-- Begin --

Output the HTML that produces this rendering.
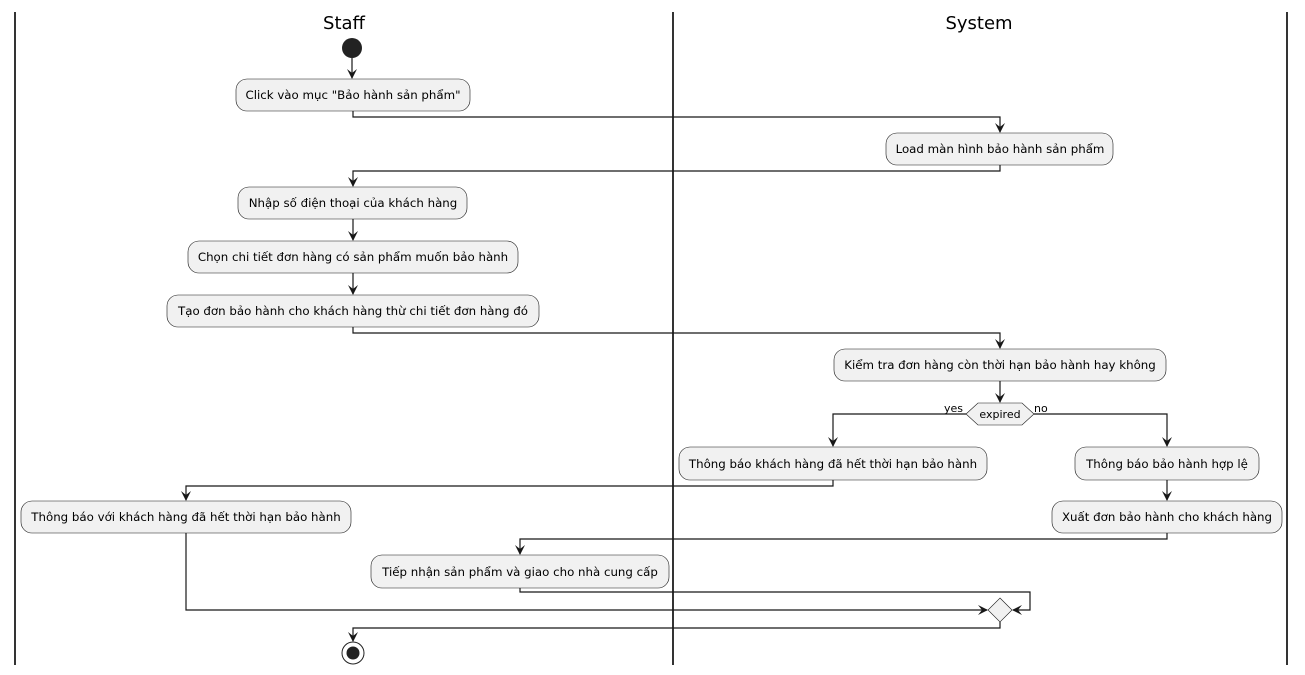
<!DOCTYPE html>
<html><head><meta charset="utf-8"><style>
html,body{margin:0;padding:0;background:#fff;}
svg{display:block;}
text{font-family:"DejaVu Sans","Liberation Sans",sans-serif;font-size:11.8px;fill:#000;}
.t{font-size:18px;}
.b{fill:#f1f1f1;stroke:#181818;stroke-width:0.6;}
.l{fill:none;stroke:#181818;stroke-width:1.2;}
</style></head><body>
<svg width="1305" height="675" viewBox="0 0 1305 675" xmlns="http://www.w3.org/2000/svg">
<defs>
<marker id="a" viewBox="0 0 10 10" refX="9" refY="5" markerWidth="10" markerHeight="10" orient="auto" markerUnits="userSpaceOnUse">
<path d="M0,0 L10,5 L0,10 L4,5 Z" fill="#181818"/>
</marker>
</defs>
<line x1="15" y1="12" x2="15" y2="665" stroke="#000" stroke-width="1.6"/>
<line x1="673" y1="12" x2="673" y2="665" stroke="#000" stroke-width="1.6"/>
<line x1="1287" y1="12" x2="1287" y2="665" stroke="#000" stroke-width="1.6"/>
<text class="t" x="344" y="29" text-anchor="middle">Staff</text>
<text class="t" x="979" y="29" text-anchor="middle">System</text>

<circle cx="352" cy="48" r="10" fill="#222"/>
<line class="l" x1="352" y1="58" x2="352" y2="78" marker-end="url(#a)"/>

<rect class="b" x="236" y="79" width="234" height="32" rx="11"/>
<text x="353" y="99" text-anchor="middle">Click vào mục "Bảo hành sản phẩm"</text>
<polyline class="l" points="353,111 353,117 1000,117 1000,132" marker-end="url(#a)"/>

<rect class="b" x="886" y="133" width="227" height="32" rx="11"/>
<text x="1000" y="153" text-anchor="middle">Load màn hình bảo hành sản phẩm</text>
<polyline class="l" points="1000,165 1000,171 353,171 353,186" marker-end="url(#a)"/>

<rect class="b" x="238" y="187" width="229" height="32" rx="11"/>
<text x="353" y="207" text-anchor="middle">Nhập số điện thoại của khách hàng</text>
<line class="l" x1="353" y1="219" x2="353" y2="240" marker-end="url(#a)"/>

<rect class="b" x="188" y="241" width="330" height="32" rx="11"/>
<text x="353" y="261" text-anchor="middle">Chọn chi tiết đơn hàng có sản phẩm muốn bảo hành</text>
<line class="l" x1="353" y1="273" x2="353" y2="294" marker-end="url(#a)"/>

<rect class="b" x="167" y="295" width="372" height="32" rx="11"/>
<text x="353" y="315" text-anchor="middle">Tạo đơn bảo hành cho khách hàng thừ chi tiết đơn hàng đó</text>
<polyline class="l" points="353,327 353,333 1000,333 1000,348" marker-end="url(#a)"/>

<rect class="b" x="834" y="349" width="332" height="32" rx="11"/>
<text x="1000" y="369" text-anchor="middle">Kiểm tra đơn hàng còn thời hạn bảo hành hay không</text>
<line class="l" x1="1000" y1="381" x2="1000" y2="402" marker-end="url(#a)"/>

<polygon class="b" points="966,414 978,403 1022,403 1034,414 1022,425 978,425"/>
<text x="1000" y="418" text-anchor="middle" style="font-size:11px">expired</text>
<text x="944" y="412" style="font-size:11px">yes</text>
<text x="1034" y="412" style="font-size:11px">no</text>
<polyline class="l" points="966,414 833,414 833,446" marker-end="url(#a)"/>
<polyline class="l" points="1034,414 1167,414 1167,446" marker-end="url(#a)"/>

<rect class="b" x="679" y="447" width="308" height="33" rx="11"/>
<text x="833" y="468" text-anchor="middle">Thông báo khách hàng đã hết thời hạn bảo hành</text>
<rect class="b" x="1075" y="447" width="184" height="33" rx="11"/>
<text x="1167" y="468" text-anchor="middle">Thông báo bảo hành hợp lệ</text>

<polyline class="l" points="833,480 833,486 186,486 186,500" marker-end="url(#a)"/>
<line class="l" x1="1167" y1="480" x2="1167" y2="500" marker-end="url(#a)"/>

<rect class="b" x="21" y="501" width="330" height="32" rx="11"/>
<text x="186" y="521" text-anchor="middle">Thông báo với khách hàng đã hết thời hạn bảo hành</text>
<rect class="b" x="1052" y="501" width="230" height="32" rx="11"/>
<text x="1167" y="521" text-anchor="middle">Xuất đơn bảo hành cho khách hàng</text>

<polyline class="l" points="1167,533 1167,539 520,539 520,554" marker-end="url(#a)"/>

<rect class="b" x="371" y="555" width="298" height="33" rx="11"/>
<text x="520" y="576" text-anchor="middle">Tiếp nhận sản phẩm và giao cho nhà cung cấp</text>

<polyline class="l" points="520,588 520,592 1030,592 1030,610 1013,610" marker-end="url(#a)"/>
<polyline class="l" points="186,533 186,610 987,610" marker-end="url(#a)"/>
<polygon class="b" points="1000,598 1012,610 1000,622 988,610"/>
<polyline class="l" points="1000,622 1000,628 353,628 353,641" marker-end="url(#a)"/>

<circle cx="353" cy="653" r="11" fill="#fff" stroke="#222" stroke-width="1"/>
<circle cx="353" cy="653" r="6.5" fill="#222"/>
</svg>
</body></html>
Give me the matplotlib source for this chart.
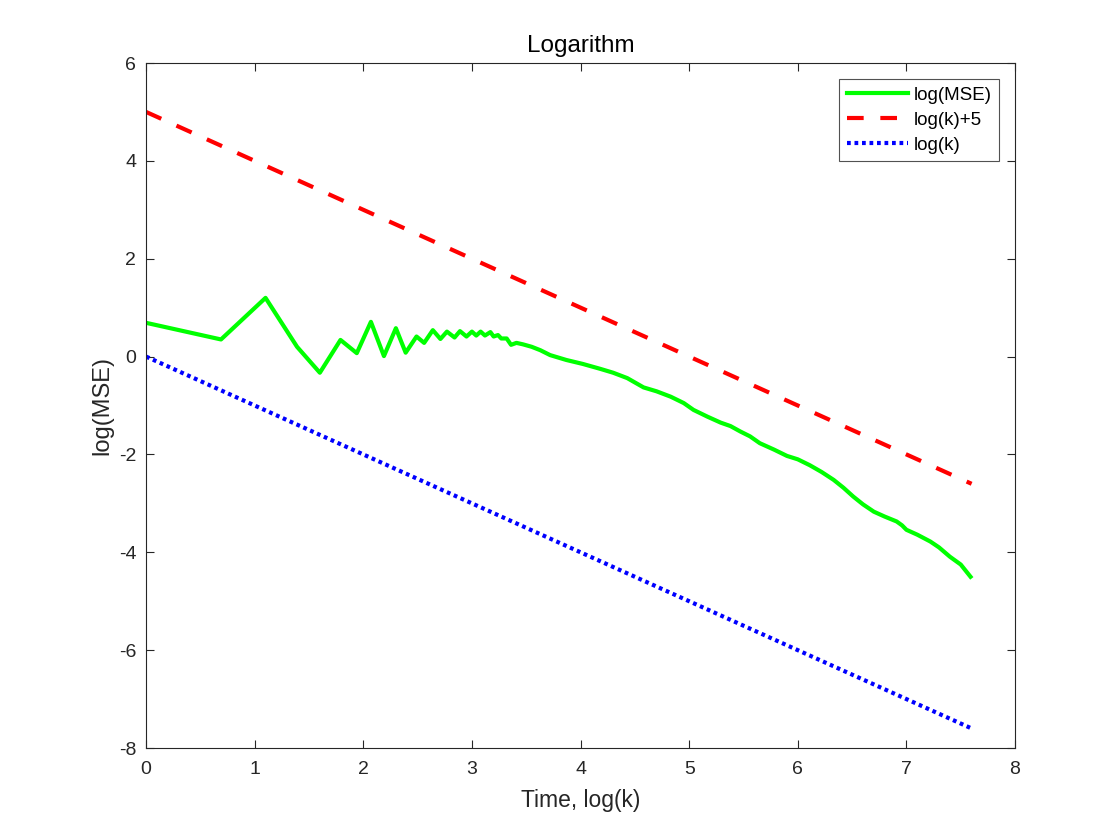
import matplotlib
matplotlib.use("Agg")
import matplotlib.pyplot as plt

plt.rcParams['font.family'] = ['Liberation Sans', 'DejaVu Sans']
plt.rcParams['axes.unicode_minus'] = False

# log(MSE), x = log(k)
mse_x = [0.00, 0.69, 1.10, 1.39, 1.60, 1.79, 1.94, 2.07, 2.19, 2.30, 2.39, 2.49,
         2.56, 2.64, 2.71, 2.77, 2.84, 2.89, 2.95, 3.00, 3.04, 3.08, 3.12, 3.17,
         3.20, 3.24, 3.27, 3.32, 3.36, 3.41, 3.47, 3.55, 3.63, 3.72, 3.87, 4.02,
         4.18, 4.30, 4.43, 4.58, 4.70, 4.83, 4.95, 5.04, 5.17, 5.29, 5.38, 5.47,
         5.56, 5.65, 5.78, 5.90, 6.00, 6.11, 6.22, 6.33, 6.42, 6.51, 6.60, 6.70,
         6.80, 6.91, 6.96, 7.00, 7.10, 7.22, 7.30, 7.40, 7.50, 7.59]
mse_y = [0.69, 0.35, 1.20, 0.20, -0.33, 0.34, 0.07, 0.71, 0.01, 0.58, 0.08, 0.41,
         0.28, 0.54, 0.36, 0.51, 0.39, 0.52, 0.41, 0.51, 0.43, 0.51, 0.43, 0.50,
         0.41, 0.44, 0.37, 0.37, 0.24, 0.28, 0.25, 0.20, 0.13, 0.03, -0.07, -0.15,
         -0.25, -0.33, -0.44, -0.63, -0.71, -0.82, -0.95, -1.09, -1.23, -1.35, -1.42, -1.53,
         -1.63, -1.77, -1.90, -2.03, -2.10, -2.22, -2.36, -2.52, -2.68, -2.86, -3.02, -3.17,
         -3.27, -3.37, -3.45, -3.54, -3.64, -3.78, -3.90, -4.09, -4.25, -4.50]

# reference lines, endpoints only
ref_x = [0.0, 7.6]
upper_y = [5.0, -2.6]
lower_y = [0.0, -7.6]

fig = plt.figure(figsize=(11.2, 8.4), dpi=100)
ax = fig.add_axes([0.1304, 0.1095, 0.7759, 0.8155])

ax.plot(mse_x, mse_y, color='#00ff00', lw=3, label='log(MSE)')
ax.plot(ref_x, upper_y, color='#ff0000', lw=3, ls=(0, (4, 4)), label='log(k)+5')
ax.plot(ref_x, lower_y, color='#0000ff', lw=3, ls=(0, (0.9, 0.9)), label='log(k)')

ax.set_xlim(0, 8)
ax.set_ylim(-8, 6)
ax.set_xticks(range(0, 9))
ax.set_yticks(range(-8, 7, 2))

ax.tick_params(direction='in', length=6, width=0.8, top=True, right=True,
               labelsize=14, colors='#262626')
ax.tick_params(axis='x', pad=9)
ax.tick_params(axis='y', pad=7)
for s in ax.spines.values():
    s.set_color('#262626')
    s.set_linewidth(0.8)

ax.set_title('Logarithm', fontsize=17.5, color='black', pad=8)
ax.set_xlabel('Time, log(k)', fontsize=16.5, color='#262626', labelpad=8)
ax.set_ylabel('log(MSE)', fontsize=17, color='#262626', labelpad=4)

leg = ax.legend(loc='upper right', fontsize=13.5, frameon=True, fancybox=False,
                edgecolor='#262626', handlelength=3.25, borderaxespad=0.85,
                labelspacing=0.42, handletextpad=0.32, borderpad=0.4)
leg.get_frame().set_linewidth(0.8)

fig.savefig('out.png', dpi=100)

-- End --

## WHAT IS NEEDED
All lines above from the one containing "Give me the matplotlib source for this chart." through the one containing "plt.rcParams['axes.unicode_minus'] = False" are to be quoted exactly, and only those; pictures are left out.

## THE RESULT
Give me the matplotlib source for this chart.
import matplotlib
matplotlib.use("Agg")
import matplotlib.pyplot as plt

plt.rcParams['font.family'] = ['Liberation Sans', 'DejaVu Sans']
plt.rcParams['axes.unicode_minus'] = False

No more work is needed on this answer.